Wyłonieni spośród wielu
W głównych rolach w produkcji TVP wystąpiło znalezione po długich poszukiwaniach rodzeństwo, Ania i Wojtek Sieniawscy z Krakowa. Zaproszenie na casting było dla nich jednak dużym zaskoczeniem.
- Ucieszyliśmy się, spróbowaliśmy, a reżyser po pierwszej niespełna godzinnej rozmowie z nami już chyba zdecydował, że dostaniemy te role - wspominali po latach w wywiadzie dla "Życia na gorąco".
Mają co wspominać
Udział w serialu był dla rodzeństwa przygodą życia. Mogli poznać świat niedostępny dla zwykłych ludzi. Chociaż byli amatorami, szybko odnaleźli się w nowej roli.
- Dla nas, dzieciaków, to było wówczas niesamowite przeżycie zobaczyć, jak powstaje film. Cieszyło nas wszystko, mieliśmy frajdę z dotykania dekoracji i nawet kilkugodzinny dzień pracy na planie wcale nam nie przeszkadzał - twierdził Wojciech Sieniawski.
Wspierali się nawzajem
Także Anna, obecnie Stępniewska-Janowska, miło wspomina występy w serii. Mogłoby się wydawać, że dla nieobytych z kamerą naturszczyków praca na planie nie należała do łatwych. Nic z tych rzeczy!
- Wydaje mi się, że byliśmy bardzo spontaniczni i do końca nie rozumieliśmy, jaka to ciężka praca. Traktowaliśmy to jako zabawę. Ja nie wspominam tego źle - mówiła podczas jubileuszowego spotkania w wywiadzie dla TVP Info.
Zawsze razem
Gwiazda serialu zdradza, że wcale nie miała aż tylu okazji do wspólnej gry z bratem. Okazuje się, że wiele scen musieli nagrywać oddzielnie. Nie zmienia to jednak faktu, że zarówno przed laty na ekranie, jak i teraz są zgranym duetem.
- Jesteśmy zżytym rodzeństwem. Mamy jeszcze młodszą siostrę. I zawsze dobrze żyliśmy ze sobą przez te wszystkie lata - twierdzi ekranowa Tośka.
Aktorstwo nie było im pisane
Po zakończeniu zdjęć do telewizyjnego hitu młodzi aktorzy nie stanęli więcej przed kamerą.

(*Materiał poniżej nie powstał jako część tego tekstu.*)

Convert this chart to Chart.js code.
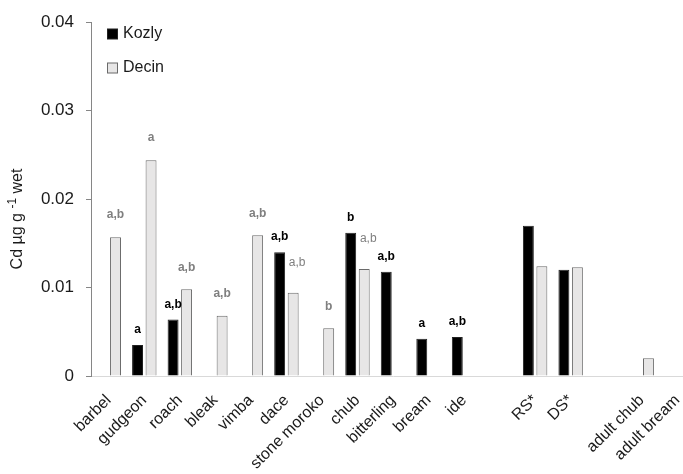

- Rodzice przekonali nas, i bardzo słusznie, że kolejne filmy nie dadzą nam tyle radości, jak ten pierwszy. Uniknęliśmy więc zapewne gorzkiego rozczarowania - wspomina Sieniawski.
Dziś serialowe rodzeństwo prowadzi w centrum Krakowa własną kancelarią prawniczą. Po latach nie żałują, że nie zostali gwiazdami filmowymi.
Tak obecnie wyglądają
Rodzeństwo otrzymało jeszcze kilka propozycji współpracy, lecz nie ciągnęło ich do telewizji. Aktorstwo nigdy nie było ich pomysłem na życie.
- Nie wiem, jak potoczyłoby się moje życie zawodowe bez tej roli. Natomiast nie wybrałam takiej kariery. Jestem prawnikiem. Może troszkę wyzbyłam się nieśmiałości się wyzbyłam w czasie występów w serialu. Aczkolwiek myślę, że byłam nie bardzo świadoma, na czym ta praca polega. O co nas poproszono, to robiliśmy - wspominała w wywiadzie dla TVP Info Stępniewska-Janowska.
Co za zmiana!
Jak twierdzi serialowa Tośka, cieszy się, że produkcja z jej udziałem znów pokazywana będzie na antenie.
- Jest mi miło, że ten serial powraca na ekrany i z tego, co widzę, cieszy się popularnością, mimo upływu czasu. Ludzie z mojego pokolenia, ale zdaje się także młodsi, chętnie oglądają tę produkcję - zapewniła w rozmowie z TVP info.